── Supplied information
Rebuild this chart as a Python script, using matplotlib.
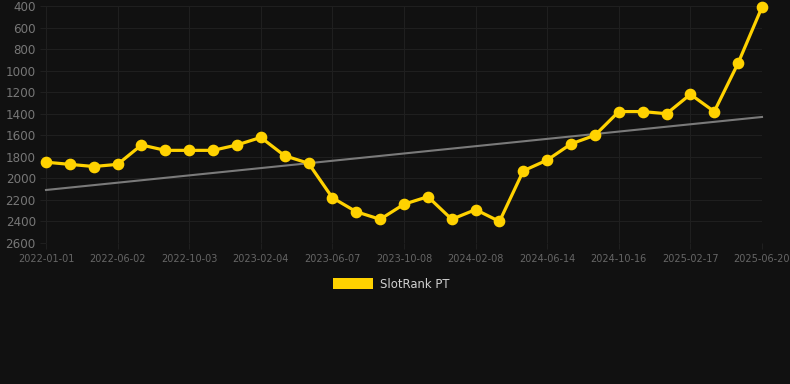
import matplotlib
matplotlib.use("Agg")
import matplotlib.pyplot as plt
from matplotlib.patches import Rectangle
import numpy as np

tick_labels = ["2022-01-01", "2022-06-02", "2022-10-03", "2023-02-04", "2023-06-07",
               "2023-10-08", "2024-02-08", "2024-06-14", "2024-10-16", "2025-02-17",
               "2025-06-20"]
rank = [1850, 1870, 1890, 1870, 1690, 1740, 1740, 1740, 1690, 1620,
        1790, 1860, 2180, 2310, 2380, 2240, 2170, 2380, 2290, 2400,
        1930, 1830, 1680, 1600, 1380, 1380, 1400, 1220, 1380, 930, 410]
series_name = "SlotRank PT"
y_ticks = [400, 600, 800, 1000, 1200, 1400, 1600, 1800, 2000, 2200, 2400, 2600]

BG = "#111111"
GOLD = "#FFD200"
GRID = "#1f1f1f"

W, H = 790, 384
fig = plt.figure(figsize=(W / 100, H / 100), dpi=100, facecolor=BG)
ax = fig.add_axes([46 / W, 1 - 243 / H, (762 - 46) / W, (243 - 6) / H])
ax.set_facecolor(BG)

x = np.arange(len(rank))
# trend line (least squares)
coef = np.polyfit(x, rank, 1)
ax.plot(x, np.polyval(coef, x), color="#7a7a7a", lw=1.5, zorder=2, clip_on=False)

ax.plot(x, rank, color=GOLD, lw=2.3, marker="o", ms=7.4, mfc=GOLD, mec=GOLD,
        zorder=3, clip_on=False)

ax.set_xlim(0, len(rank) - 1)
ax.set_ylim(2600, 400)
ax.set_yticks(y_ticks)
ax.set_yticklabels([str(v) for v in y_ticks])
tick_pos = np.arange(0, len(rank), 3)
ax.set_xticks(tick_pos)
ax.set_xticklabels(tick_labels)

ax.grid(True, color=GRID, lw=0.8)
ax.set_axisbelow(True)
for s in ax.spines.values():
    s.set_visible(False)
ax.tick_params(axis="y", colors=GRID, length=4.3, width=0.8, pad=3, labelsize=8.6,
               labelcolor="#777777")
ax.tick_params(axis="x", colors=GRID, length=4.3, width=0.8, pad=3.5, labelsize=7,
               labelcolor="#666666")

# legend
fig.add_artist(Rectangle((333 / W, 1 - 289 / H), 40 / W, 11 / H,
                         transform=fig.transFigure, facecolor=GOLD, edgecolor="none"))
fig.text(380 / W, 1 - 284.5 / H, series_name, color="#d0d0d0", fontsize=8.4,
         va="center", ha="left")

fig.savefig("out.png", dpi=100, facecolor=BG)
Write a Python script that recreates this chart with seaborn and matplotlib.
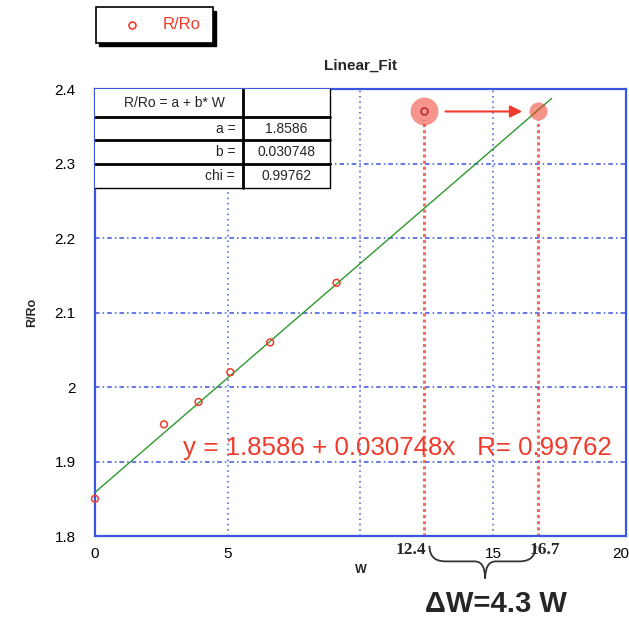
────
● **Problem to work on**
Leave the pictures out and copy the rest of the data exactly.

● **Task solution**
Rebuild this chart as a Python script, using matplotlib.
import matplotlib
matplotlib.use("Agg")
import matplotlib.pyplot as plt
from matplotlib.patches import Rectangle
import numpy as np

tick_labels = ["2022-01-01", "2022-06-02", "2022-10-03", "2023-02-04", "2023-06-07",
               "2023-10-08", "2024-02-08", "2024-06-14", "2024-10-16", "2025-02-17",
               "2025-06-20"]
rank = [1850, 1870, 1890, 1870, 1690, 1740, 1740, 1740, 1690, 1620,
        1790, 1860, 2180, 2310, 2380, 2240, 2170, 2380, 2290, 2400,
        1930, 1830, 1680, 1600, 1380, 1380, 1400, 1220, 1380, 930, 410]
series_name = "SlotRank PT"
y_ticks = [400, 600, 800, 1000, 1200, 1400, 1600, 1800, 2000, 2200, 2400, 2600]

BG = "#111111"
GOLD = "#FFD200"
GRID = "#1f1f1f"

W, H = 790, 384
fig = plt.figure(figsize=(W / 100, H / 100), dpi=100, facecolor=BG)
ax = fig.add_axes([46 / W, 1 - 243 / H, (762 - 46) / W, (243 - 6) / H])
ax.set_facecolor(BG)

x = np.arange(len(rank))
# trend line (least squares)
coef = np.polyfit(x, rank, 1)
ax.plot(x, np.polyval(coef, x), color="#7a7a7a", lw=1.5, zorder=2, clip_on=False)

ax.plot(x, rank, color=GOLD, lw=2.3, marker="o", ms=7.4, mfc=GOLD, mec=GOLD,
        zorder=3, clip_on=False)

ax.set_xlim(0, len(rank) - 1)
ax.set_ylim(2600, 400)
ax.set_yticks(y_ticks)
ax.set_yticklabels([str(v) for v in y_ticks])
tick_pos = np.arange(0, len(rank), 3)
ax.set_xticks(tick_pos)
ax.set_xticklabels(tick_labels)

ax.grid(True, color=GRID, lw=0.8)
ax.set_axisbelow(True)
for s in ax.spines.values():
    s.set_visible(False)
ax.tick_params(axis="y", colors=GRID, length=4.3, width=0.8, pad=3, labelsize=8.6,
               labelcolor="#777777")
ax.tick_params(axis="x", colors=GRID, length=4.3, width=0.8, pad=3.5, labelsize=7,
               labelcolor="#666666")

# legend
fig.add_artist(Rectangle((333 / W, 1 - 289 / H), 40 / W, 11 / H,
                         transform=fig.transFigure, facecolor=GOLD, edgecolor="none"))
fig.text(380 / W, 1 - 284.5 / H, series_name, color="#d0d0d0", fontsize=8.4,
         va="center", ha="left")

fig.savefig("out.png", dpi=100, facecolor=BG)
Write a Python script that recreates this chart with seaborn and matplotlib.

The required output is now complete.